Flex Plans

Tax-Favored Accounts: HSA and FSA

Health savings accounts (HSAs) and flexible spending accounts (FSAs) are tax-advantaged offerings employees can use to save money for their medical expenses. HSAs require enrollment in a qualified high-deductible health insurance plan, and money is placed in the account via pre-tax payroll deduction. HSAs have no time limit for using funds. FSAs are similar to HSAs but are available to any employee regardless of health plan type. Unlike HSAs, FSAs have a “use it or lose it” structure, so the employee forfeits any money left in the account at the end of the tax year. Dependent care reimbursement accounts (DCRAs) and commuter benefits also fall under this category. Speak with an employee benefits service like James G Parker Insurance Associates to choose the right combination of accounts for your company.
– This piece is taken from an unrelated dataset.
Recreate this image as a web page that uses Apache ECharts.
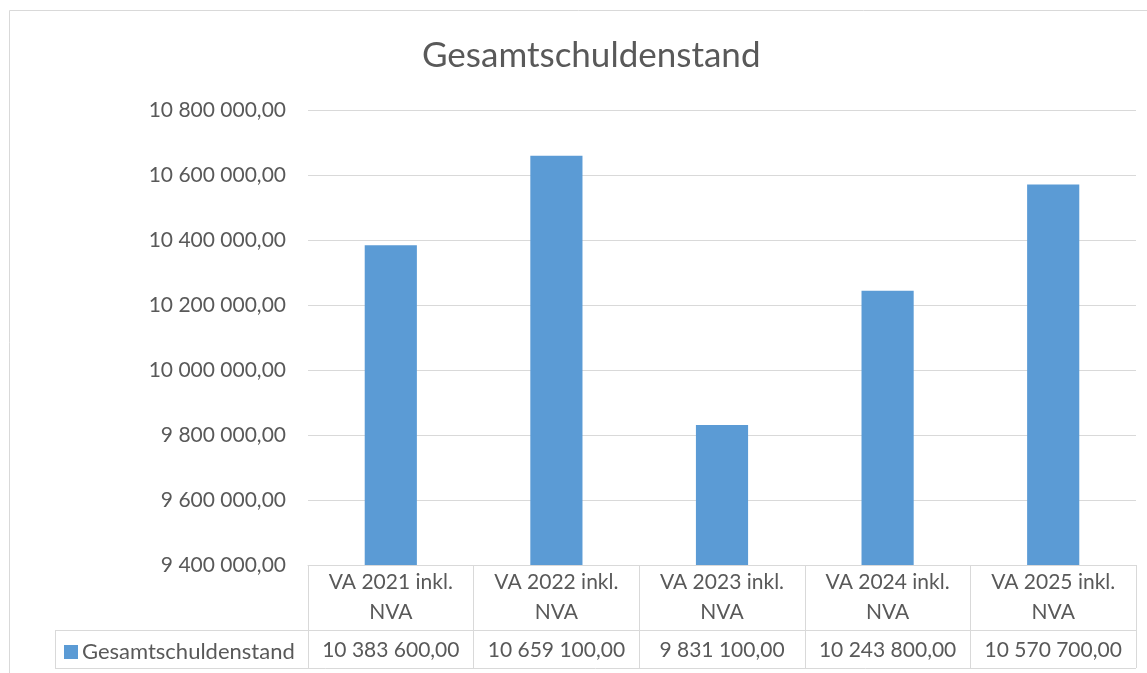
<!DOCTYPE html>
<html>
<head>
<meta charset="utf-8">
<title>Gesamtschuldenstand</title>
<script src="https://cdn.jsdelivr.net/npm/echarts@6/dist/echarts.min.js"></script>
<style>
  html, body { margin: 0; padding: 0; background: #fff; }
  #chart { width: 1147px; height: 673px; }
</style>
</head>
<body>
<div id="chart"></div>
<script>
// data
const categories = ['VA 2021 inkl.\nNVA', 'VA 2022 inkl.\nNVA', 'VA 2023 inkl.\nNVA', 'VA 2024 inkl.\nNVA', 'VA 2025 inkl.\nNVA']
const seriesName = 'Gesamtschuldenstand'
const values = [10383600, 10659100, 9831100, 10243800, 10570700]
const yMin = 9400000
const yMax = 10800000
const yStep = 200000

const FONT = 'Lato'
const TEXT = '#595959'
const LINE = '#D9D9D9'
const BAR = '#5B9BD5'

// layout
const gridLeft = 308
const gridRight = 11
const gridTop = 110
const gridBottom = 108
const rowOffset = 65      // category row height
const rowHeight = 38      // value row height
const legendCellLeft = 55

// "10 383 600,00"
const fmt = (v) => {
  const parts = Number(v).toFixed(2).split('.')
  return parts[0].replace(/\B(?=(\d{3})+(?!\d))/g, ' ') + ',' + parts[1]
}

const chart = echarts.init(document.getElementById('chart'))

const W = 1147
const H = 673
const axisY = H - gridBottom
const rowY = axisY + rowOffset
const tableBottom = rowY + rowHeight

const option = {
  animation: false,
  textStyle: { fontFamily: FONT },
  title: {
    text: 'Gesamtschuldenstand',
    left: 417,
    top: 33,
    textStyle: { fontFamily: FONT, fontSize: 35, fontWeight: 'normal', color: TEXT }
  },
  legend: {
    data: [seriesName],
    left: 59,
    top: rowY + 6,
    itemWidth: 14,
    itemHeight: 14,
    icon: 'rect',
    textStyle: { fontFamily: FONT, fontSize: 22, color: TEXT, padding: [0, 0, 0, -1] }
  },
  grid: { left: gridLeft, right: gridRight, top: gridTop, bottom: gridBottom },
  xAxis: [
    {
      type: 'category',
      data: categories,
      axisLine: { lineStyle: { color: LINE, width: 1 } },
      axisTick: { show: true, length: rowOffset + rowHeight, lineStyle: { color: LINE, width: 1 } },
      axisLabel: { color: TEXT, fontFamily: FONT, fontSize: 21, lineHeight: 30, margin: 2, interval: 0 }
    },
    {
      type: 'category',
      data: values.map(fmt),
      position: 'bottom',
      offset: rowOffset,
      axisLine: { lineStyle: { color: LINE, width: 1 } },
      axisTick: { show: false },
      axisLabel: { color: TEXT, fontFamily: FONT, fontSize: 21, lineHeight: 22, margin: 9, interval: 0 }
    }
  ],
  yAxis: {
    type: 'value',
    min: yMin,
    max: yMax,
    interval: yStep,
    axisLine: { show: false },
    axisTick: { show: false },
    splitLine: { lineStyle: { color: LINE, width: 1 } },
    axisLabel: { color: TEXT, fontFamily: FONT, fontSize: 21, margin: 22, formatter: fmt }
  },
  series: [
    {
      name: seriesName,
      type: 'bar',
      data: values,
      barWidth: '31.5%',
      itemStyle: { color: BAR }
    }
  ],
  graphic: [
    // outer chart border
    { type: 'rect', silent: true, shape: { x: 9.5, y: 10.5, width: 1160, height: 700 },
      style: { fill: 'none', stroke: LINE, lineWidth: 1 } },
    // table lines around the legend cell
    { type: 'line', silent: true, shape: { x1: legendCellLeft, y1: rowY + 0.5, x2: gridLeft, y2: rowY + 0.5 },
      style: { stroke: LINE, lineWidth: 1 } },
    { type: 'line', silent: true, shape: { x1: legendCellLeft, y1: tableBottom + 0.5, x2: W - gridRight, y2: tableBottom + 0.5 },
      style: { stroke: LINE, lineWidth: 1 } },
    { type: 'line', silent: true, shape: { x1: legendCellLeft + 0.5, y1: rowY, x2: legendCellLeft + 0.5, y2: tableBottom },
      style: { stroke: LINE, lineWidth: 1 } }
  ]
}

chart.setOption(option)
</script>
</body>
</html>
Health Reimbursement Arrangement (HRA)

A relatively new option for employers, health reimbursement arrangements are accounts that allow employers to give employees money to use on their healthcare expenses (including copays and premiums). Employees must be enrolled in qualified health insurance coverage to access HRA funds; this coverage is usually purchased via the healthcare marketplace. Because of the tax and legal implications for both the employee and the employer, companies are encouraged to seek expert assistance when considering if this option is right for them.